Data listing
##########
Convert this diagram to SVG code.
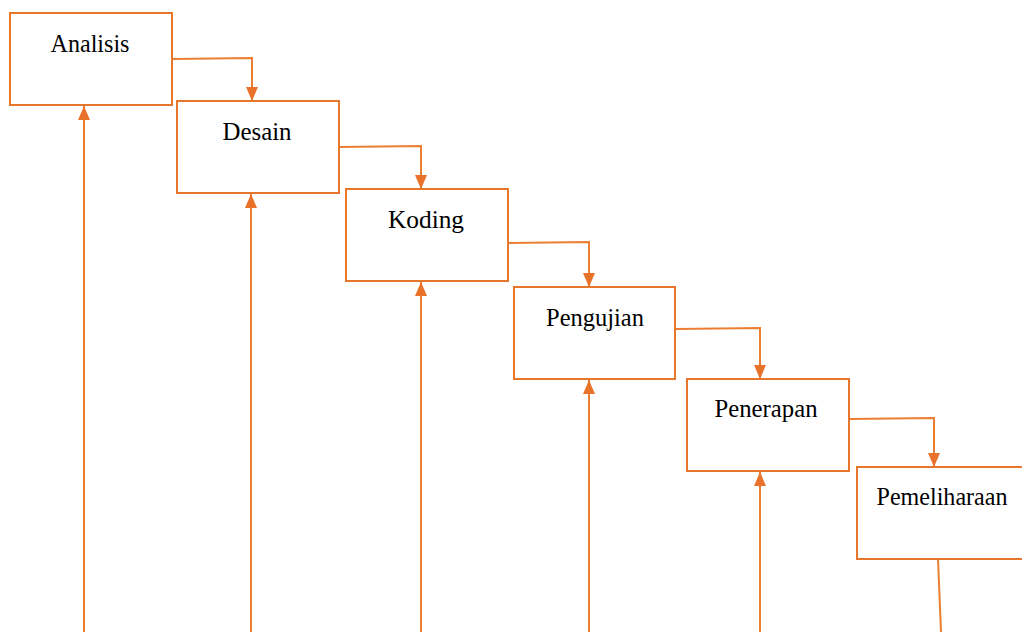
<svg xmlns="http://www.w3.org/2000/svg" width="1022" height="632" viewBox="0 0 1022 632">
<defs>
<style>
.box{fill:#fff;stroke:#E8772E;stroke-width:2}
.lbl{font-family:"Liberation Serif",serif;font-size:26px;fill:#000;text-anchor:middle}
.c{fill:none;stroke:#EC7E34;stroke-width:2}
</style>
<marker id="ah" viewBox="0 0 14 12" refX="14" refY="6" markerWidth="14" markerHeight="12" orient="auto" markerUnits="userSpaceOnUse">
<path d="M0,0 L14,6 L0,12 z" fill="#E8722A"/>
</marker>
</defs>
<rect width="1022" height="632" fill="#fff"/>
<g id="connectors">
<path class="c" d="M172,59 L252,58 L252,101" marker-end="url(#ah)"/>
<path class="c" d="M339,147 L421,146 L421,189" marker-end="url(#ah)"/>
<path class="c" d="M508,243 L589,242 L589,287" marker-end="url(#ah)"/>
<path class="c" d="M675,329 L760,328 L760,379" marker-end="url(#ah)"/>
<path class="c" d="M849,419 L934,418 L934,467" marker-end="url(#ah)"/>
<path class="c" d="M84,632 L84,106" marker-end="url(#ah)"/>
<path class="c" d="M251,632 L251,194" marker-end="url(#ah)"/>
<path class="c" d="M421,632 L421,282" marker-end="url(#ah)"/>
<path class="c" d="M589,632 L589,380" marker-end="url(#ah)"/>
<path class="c" d="M760,632 L760,472" marker-end="url(#ah)"/>
<path class="c" d="M938,559 L941,632"/>
</g>
<g id="analisis"><rect class="box" x="10" y="13" width="162" height="92"/><text class="lbl" x="90" y="52" textLength="79" lengthAdjust="spacingAndGlyphs">Analisis</text></g>
<g id="desain"><rect class="box" x="177" y="101" width="162" height="92"/><text class="lbl" x="257" y="140" textLength="69" lengthAdjust="spacingAndGlyphs">Desain</text></g>
<g id="koding"><rect class="box" x="346" y="189" width="162" height="92"/><text class="lbl" x="426" y="228" textLength="76" lengthAdjust="spacingAndGlyphs">Koding</text></g>
<g id="pengujian"><rect class="box" x="514" y="287" width="161" height="92"/><text class="lbl" x="595" y="326" textLength="98" lengthAdjust="spacingAndGlyphs">Pengujian</text></g>
<g id="penerapan"><rect class="box" x="687" y="379" width="162" height="92"/><text class="lbl" x="766" y="417" textLength="103" lengthAdjust="spacingAndGlyphs">Penerapan</text></g>
<g id="pemeliharaan"><rect class="box" x="857" y="467" width="168" height="92"/><text class="lbl" x="942" y="505" textLength="131" lengthAdjust="spacingAndGlyphs">Pemeliharaan</text></g>
</svg>
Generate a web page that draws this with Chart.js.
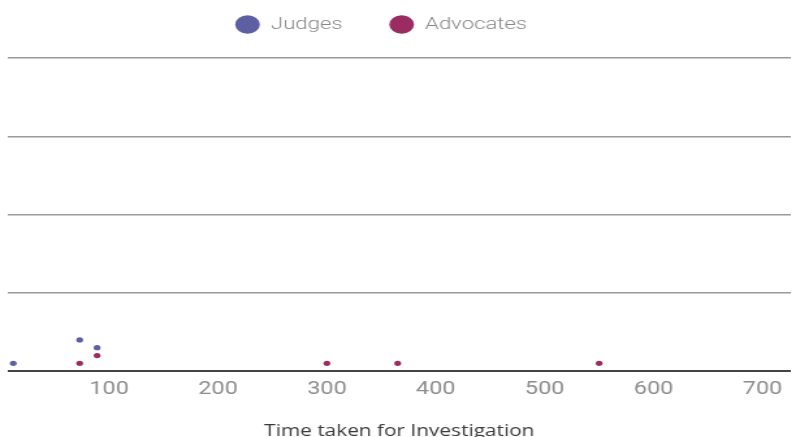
<!DOCTYPE html>
<html>
<head>
<meta charset="utf-8">
<script src="https://cdn.jsdelivr.net/npm/chart.js@4/dist/chart.umd.min.js"></script>
<style>
  html, body { margin: 0; padding: 0; background: #fff; overflow: hidden; }
  /* the chart is laid out narrow and widened horizontally */
  #wrap { position: absolute; left: 0; top: 0; width: 612px; height: 437px;
          transform: scaleX(1.3007); transform-origin: 0 0; }
</style>
</head>
<body>
<div id="wrap"><canvas id="chart"></canvas></div>
<script>
// Days taken for investigation and number of cases, per group
const seriesNames = ['Judges', 'Advocates'];
const judgesDays = [12, 73, 89];
const judgesCases = [1, 4, 3];
const advocatesDays = [73, 89, 300, 365, 550];
const advocatesCases = [1, 2, 1, 1, 1];
const xTickValues = [100, 200, 300, 400, 500, 600, 700];
const yTickValues = [0, 10, 20, 30, 40];
const xTitle = 'Time taken for Investigation';

const toPoints = (xs, ys) => xs.map((x, i) => ({ x: x, y: ys[i] }));

// nudges the legend block into place above the plot
const legendNudge = {
  id: 'legendNudge',
  afterLayout(chart) {
    const l = chart.legend;
    if (!l) return;
    l.left -= 16; l.right -= 16;
    l.top -= 20; l.bottom -= 20;
  }
};

new Chart(document.getElementById('chart'), {
  type: 'scatter',
  data: {
    datasets: [
      {
        label: seriesNames[0],
        data: toPoints(judgesDays, judgesCases),
        backgroundColor: '#5e5fa2',
        borderColor: '#5e5fa2',
        borderWidth: 0,
        pointRadius: 2.6,
        pointStyle: 'circle'
      },
      {
        label: seriesNames[1],
        data: toPoints(advocatesDays, advocatesCases),
        backgroundColor: '#9b2c62',
        borderColor: '#9b2c62',
        borderWidth: 0,
        pointRadius: 2.6,
        pointStyle: 'circle'
      }
    ]
  },
  options: {
    responsive: true,
    maintainAspectRatio: false,
    animation: false,
    layout: { padding: { left: 6, right: 0, top: 0, bottom: -4 } },
    plugins: {
      tooltip: { enabled: false },
      legend: {
        position: 'top',
        maxHeight: 58,
        labels: {
          usePointStyle: true,
          pointStyle: 'circle',
          pointStyleWidth: 19,
          boxHeight: 13,
          padding: 36,
          color: '#888',
          font: { family: 'Roboto', size: 17, weight: 300 }
        }
      }
    },
    scales: {
      x: {
        type: 'linear',
        min: 7,
        max: 726,
        afterBuildTicks(scale) { scale.ticks = xTickValues.map(v => ({ value: v })); },
        grid: { display: false, drawTicks: false },
        border: { display: false },
        ticks: {
          padding: 7,
          color: '#8c8c8c',
          font: { family: 'Roboto', size: 18, weight: 400 }
        },
        title: {
          display: true,
          text: xTitle,
          color: '#3a3a3a',
          padding: { top: 15, bottom: 0 },
          font: { family: 'Open Sans', size: 16 }
        }
      },
      y: {
        type: 'linear',
        min: 0,
        max: 40,
        afterBuildTicks(scale) { scale.ticks = yTickValues.map(v => ({ value: v })); },
        ticks: { display: false },
        border: { display: false },
        grid: {
          drawTicks: false,
          tickLength: 0,
          color: ctx => (ctx.tick && ctx.tick.value === 0) ? '#444' : '#9a9a9a',
          lineWidth: ctx => (ctx.tick && ctx.tick.value === 0) ? 2 : 1.5
        }
      }
    }
  },
  plugins: [legendNudge]
});
</script>
</body>
</html>
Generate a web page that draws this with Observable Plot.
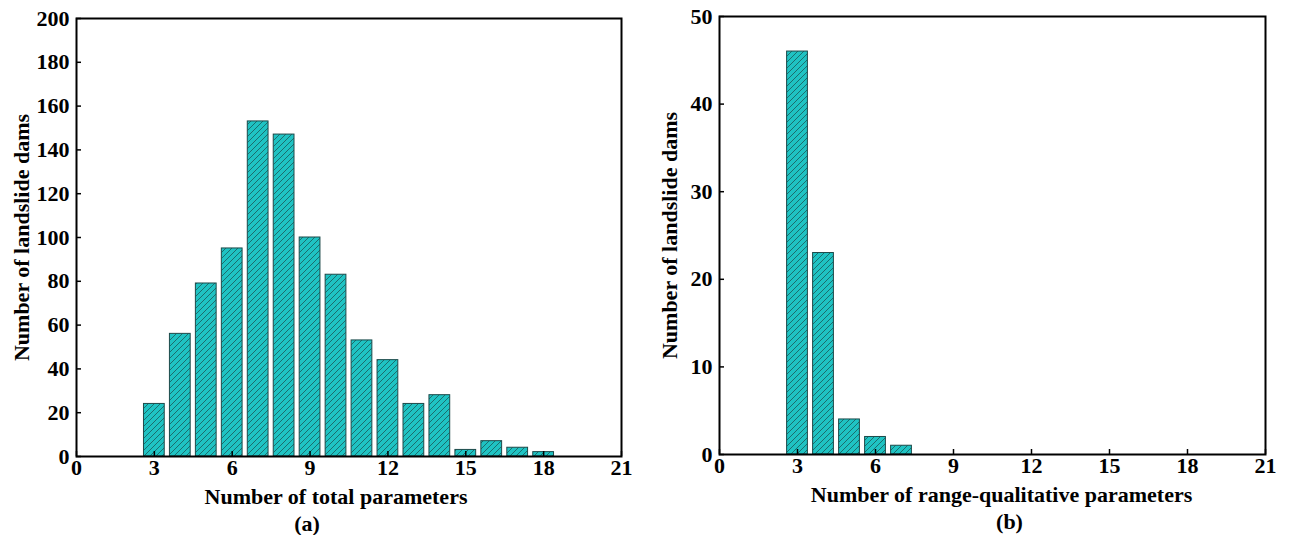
<!DOCTYPE html>
<html>
<head>
<meta charset="utf-8">
<script src="https://cdn.jsdelivr.net/npm/d3@7"></script>
<script src="https://cdn.jsdelivr.net/npm/@observablehq/plot@0.6"></script>
<style>
  html, body { margin: 0; padding: 0; background: #fff; }
  #wrap { position: relative; width: 1291px; height: 535px; overflow: hidden; }
  #wrap > div { position: absolute; top: 0; }
  svg { font-family: "Liberation Serif", "Times New Roman", serif; }
</style>
</head>
<body>
<div id="wrap"><div id="pa" style="left:0"></div><div id="pb" style="left:645px"></div></div>
<script>
// ---- data ----
const totalParams = [3, 4, 5, 6, 7, 8, 9, 10, 11, 12, 13, 14, 15, 16, 17, 18];
const totalCounts = [24, 56, 79, 95, 153, 147, 100, 83, 53, 44, 24, 28, 3, 7, 4, 2];
const rangeParams = [3, 4, 5, 6, 7];
const rangeCounts = [46, 23, 4, 2, 1];
const xTicks = [0, 3, 6, 9, 12, 15, 18, 21];
const yTicksA = [0, 20, 40, 60, 80, 100, 120, 140, 160, 180, 200];
const yTicksB = [0, 10, 20, 30, 40, 50];
const yLabel = "Number of landslide dams";
const xLabelA = "Number of total parameters";
const xLabelB = "Number of range-qualitative parameters";
const capA = "(a)";
const capB = "(b)";

const FILL = "#1fc3c3", HATCH = "#1b6464", EDGE = "#1d4a4a";

function hatchDefs(id) {
  return () => {
    const g = d3.create("svg:g");
    const p = g.append("defs").append("pattern")
      .attr("id", id).attr("patternUnits", "userSpaceOnUse")
      .attr("width", 6).attr("height", 6);
    p.append("rect").attr("width", 6).attr("height", 6).attr("fill", FILL);
    p.append("path").attr("d", "M-1,1 l2,-2 M0,6 l6,-6 M5,7 l2,-2")
      .attr("stroke", HATCH).attr("stroke-width", 0.9);
    return g.node();
  };
}

function panel({xs, vs, yDomain, yTicks, xLabel, cap, id, width, mL, mR, mT, mB, xlDx, capDx, ylDx}) {
  const data = xs.map((x, i) => ({x, v: vs[i]}));
  const height = 535;
  const plotW = width - mL - mR, plotH = height - mT - mB;
  const font = {fontSize: 22, fontWeight: "bold", fill: "black"};
  return Plot.plot({
    width, height, marginLeft: mL, marginRight: mR, marginTop: mT, marginBottom: mB,
    style: {fontFamily: '"Liberation Serif", "Times New Roman", serif', background: "white", color: "black"},
    x: {domain: [0, 21]},
    y: {domain: yDomain},
    marks: [
      hatchDefs(id),
      Plot.rectY(data, {x1: d => d.x - 0.4, x2: d => d.x + 0.4, y: "v",
        fill: `url(#${id})`, stroke: EDGE, strokeWidth: 1}),
      Plot.tickX(xTicks, {x: d => d, insetTop: plotH - 5, stroke: "black", strokeWidth: 1.5}),
      Plot.tickY(yTicks, {y: d => d, insetRight: plotW - 5, stroke: "black", strokeWidth: 1.5}),
      Plot.axisX({ticks: xTicks, tickSize: 0, tickPadding: 3, label: null, tickFormat: d => String(d), ...font}),
      Plot.axisY({ticks: yTicks, tickSize: 0, tickPadding: 7, label: null, tickFormat: d => String(d), ...font}),
      Plot.text([xLabel], {text: d => d, frameAnchor: "bottom", textAnchor: "middle", lineAnchor: "middle", dy: 40, dx: xlDx, ...font}),
      Plot.text([cap], {text: d => d, frameAnchor: "bottom", textAnchor: "middle", lineAnchor: "middle", dy: 67, dx: capDx, ...font}),
      Plot.text([yLabel], {text: d => d, frameAnchor: "left", textAnchor: "middle", lineAnchor: "middle", dx: ylDx, rotate: -90, ...font}),
      Plot.frame({stroke: "black", strokeWidth: 2})
    ]
  });
}

document.getElementById("pa").append(panel({
  xs: totalParams, vs: totalCounts, yDomain: [0, 200], yTicks: yTicksA,
  xLabel: xLabelA, cap: capA, id: "hatchA", width: 645,
  mL: 76, mR: 24, mT: 18, mB: 79, xlDx: -13, capDx: -42, ylDx: -55
}));
document.getElementById("pb").append(panel({
  xs: rangeParams, vs: rangeCounts, yDomain: [0, 50], yTicks: yTicksB,
  xLabel: xLabelB, cap: capB, id: "hatchB", width: 646,
  mL: 74, mR: 26, mT: 16, mB: 81, xlDx: 9, capDx: 17, ylDx: -50
}));
</script>
</body>
</html>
##########
**Problem**
Count the lines that hold the string "this", and reply with that number alone.

**The completed task**
3